Albidaro and the Mischievous Dream
- Author: Julius Lester
- Illustrator: Jerry Pinkney
- Language: English
- Genre: Children's literature, picture book, Fable
- Published: 2000 (Fogelman Books)
- Publication place: USA
- Media type: Print (hardback)
- Pages: 32 (unpaginated)
- ISBN: 9780803719873
- OCLC: 43945182

= Albidaro and the Mischievous Dream =

Book by Julius Lester

Albidaro and the Mischievous Dream is a 2000 book by Julius Lester and illustrator Jerry Pinkney telling why teddy bears look as if they have a secret.

==Reception==
Booklist, in a review of Albidaro and the Mischievous Dream, wrote "The guardians seem patched onto the story, and the kids' protective teddy bears are too cute and cloying.

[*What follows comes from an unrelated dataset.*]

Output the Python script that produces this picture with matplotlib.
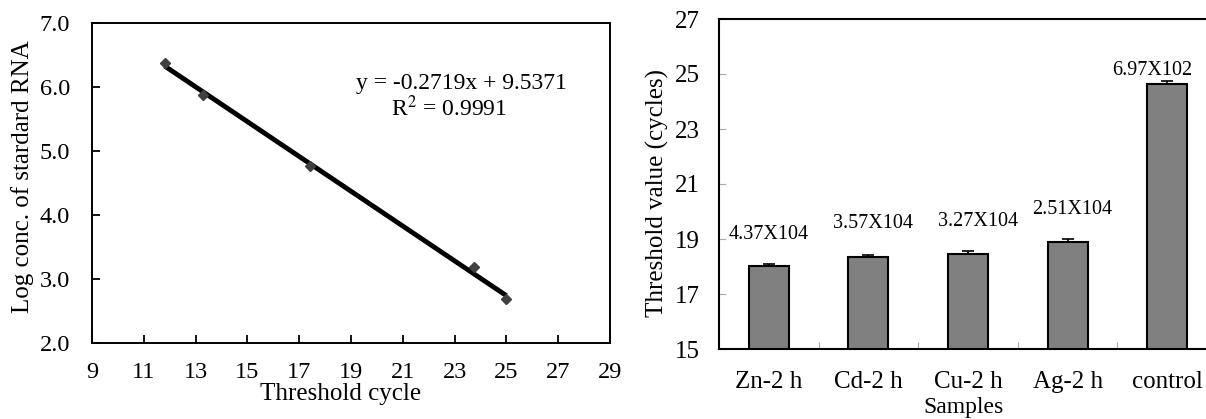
import matplotlib
matplotlib.use("Agg")
import matplotlib.pyplot as plt

plt.rcParams["font.family"] = ["Liberation Serif", "DejaVu Serif"]

# Standard curve data (left panel)
ct_standard = [11.8, 13.3, 17.43, 23.73, 25.0]
log_conc = [6.37, 5.88, 4.77, 3.18, 2.69]
slope = -0.2719
intercept = 9.5371
eq_text = "y = -0.2719x + 9.5371"
r2_text = "R$^2$ = 0.9991"

# Threshold values for samples (right panel)
samples = ["Zn-2 h", "Cd-2 h", "Cu-2 h", "Ag-2 h", "control"]
threshold = [18.0, 18.33, 18.47, 18.9, 24.62]
threshold_err = [0.09, 0.09, 0.08, 0.1, 0.12]
copy_labels = ["4.37X104", "3.57X104", "3.27X104", "2.51X104", "6.97X102"]
label_y = [19.16, 19.58, 19.62, 20.08, 25.12]

fig = plt.figure(figsize=(12.06, 4.19), dpi=100)
W, H = 1206, 419

# ---- Left panel: standard curve
ax1 = fig.add_axes([92 / W, (H - 343) / H, 518 / W, 320 / H])
x_fit = [min(ct_standard), max(ct_standard)]
y_fit = [slope * v + intercept for v in x_fit]
ax1.plot(x_fit, y_fit, color="black", lw=3.5, solid_capstyle="butt", zorder=2)
ax1.plot(ct_standard, log_conc, linestyle="none", marker="D", ms=5.5,
         color="#404040", zorder=3)
ax1.set_xlim(9, 29)
ax1.set_ylim(2, 7)
ax1.set_xticks(range(9, 30, 2))
ax1.set_yticks([2, 3, 4, 5, 6, 7])
ax1.set_yticklabels(["2.0", "3.0", "4.0", "5.0", "6.0", "7.0"])
ax1.tick_params(axis="both", direction="in", length=6, width=1.3, labelsize=17.5)
ax1.tick_params(axis="y", pad=16)
ax1.tick_params(axis="x", pad=14)
ax1.set_xlabel("Threshold cycle", fontsize=18, va="top")
ax1.xaxis.set_label_coords(0.479, -0.124)
ax1.set_ylabel("Log conc. of stardard RNA", fontsize=18, va="center")
ax1.yaxis.set_label_coords(-0.135, 0.519)
ax1.text(0.714, 0.8125, eq_text, transform=ax1.transAxes, fontsize=17,
         ha="center", va="center")
ax1.text(0.69, 0.734, r2_text, transform=ax1.transAxes, fontsize=17,
         ha="center", va="center", math_fontfamily="stix")
for s in ax1.spines.values():
    s.set_linewidth(1.4)

# ---- Right panel: threshold values
ax2 = fig.add_axes([719 / W, (H - 349) / H, 498 / W, 330 / H])
pos = range(len(samples))
ax2.bar(pos, threshold, width=0.4, bottom=0, color="#808080",
        edgecolor="black", linewidth=1.5, zorder=2)
ax2.errorbar(pos, threshold, yerr=[[0] * len(samples), threshold_err],
             fmt="none", ecolor="black", elinewidth=1.2, capsize=4,
             capthick=1.2, zorder=3)
label_dx = [0.0, 0.05, 0.1, 0.05, -0.15]
for i, (lab, yy) in enumerate(zip(copy_labels, label_y)):
    ax2.text(i + label_dx[i], yy, lab, ha="center", va="center", fontsize=14.5)
ax2.set_xlim(-0.5, len(samples) - 0.5)
ax2.set_ylim(15, 27)
ax2.set_yticks(range(15, 28, 2))
ax2.set_xticks(list(pos))
ax2.set_xticklabels(samples)
ax2.set_xticks([i + 0.5 for i in range(len(samples) - 1)], minor=True)
ax2.tick_params(axis="x", which="major", length=0, pad=16, labelsize=18)
ax2.tick_params(axis="x", which="minor", direction="in", length=5,
                width=0.8, color="#aaaaaa")
ax2.tick_params(axis="y", direction="in", length=5, width=0.8,
                color="#aaaaaa", labelsize=18, pad=14)
ax2.set_xlabel("Samples", fontsize=17, va="center")
ax2.xaxis.set_label_coords(0.49, -0.178)
ax2.set_ylabel("Threshold value (cycles)", fontsize=18, va="center")
ax2.yaxis.set_label_coords(-0.1245, 0.473)
for s in ax2.spines.values():
    s.set_linewidth(1.5)

fig.savefig("out.png", dpi=100)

The fun here is the wild dream of rebellion, the cacophony of animals silly enough to act like people, and the satisfying return to order.". The Horn Book Magazine called it a "convoluted and unbelievable tale" and wrote "Pinkney's artwork is as lively and attractive as ever, but it doesn't rescue the poorly written story."

Albidaro and the Mischievous Dream has also been reviewed by Publishers Weekly, Kirkus Reviews, School Library Journal, and The Bulletin of the Center for Children's Books.